The scholarships, which are awarded by the Capital Markets Cooperative Reseach Centre (CMCRC), are worth up to $30,000 per annum and can be awarded for up to three years.

The students work on improving software that detects fraud in capital markets around the world. It is used at the Australian Stock Exchange.

Four of the five students who were given the scholarships are honours students, doing double degrees in the Faculties of Engineering and Business. The fifth is undertaking a Master of Information Technology (Bioinformatics) in the Faculty of Engineering.

"This combines the studies I've undertaken in software and finance and it gives me unique industry experience in both areas," said Chris Chua, a 20-year-old third year student, who is doing a Bachelor of Engineering (Software) and Bachelor of Commerce.

"The work has real relevance to industry, which makes it really exciting," said 20-year-old Ho Yin Lai, a fourth-year student, doing the same degree. "It's also a growing industry with a lot of opportunities."

The other successful students are: Adam Gravitis (Master of IT, Bioinformatics), Zhe Chen (Bachelor of Engineering (Bioinformatics) and Bachelor of Commerce) and Ainslee Ling (Bachelor of Engineering (Software) and Bachelor of Commerce).
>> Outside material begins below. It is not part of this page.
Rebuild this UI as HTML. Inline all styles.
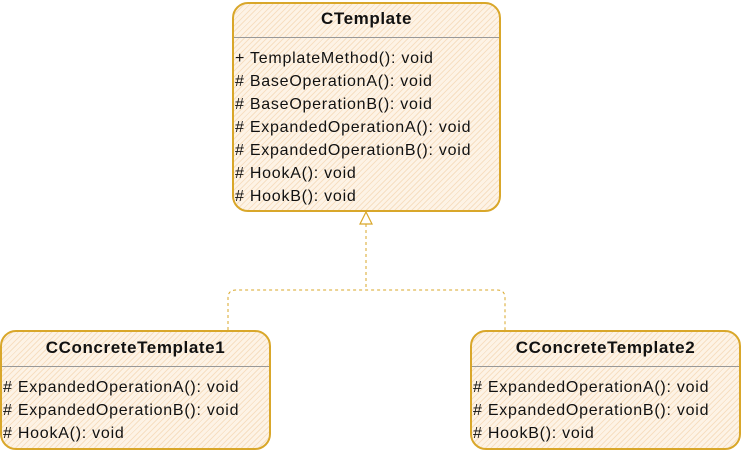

The Minister for Education, Science and Training, Julie Bishop, announced an increase in funding for the CMCRC, in which UNSW has a leadership role. The government has doubled its contributions to the Centre from $14.2 million to $26.68 million for a further seven years.

"This is indicative of the success of the Centre," said Professor Mike Aitken from the Faculty of Business, who is taking on the role of Chief Scientist of the CMCRC. "The extra funding will promote new ideas and companies in which the types of students identified here play a pivotal role."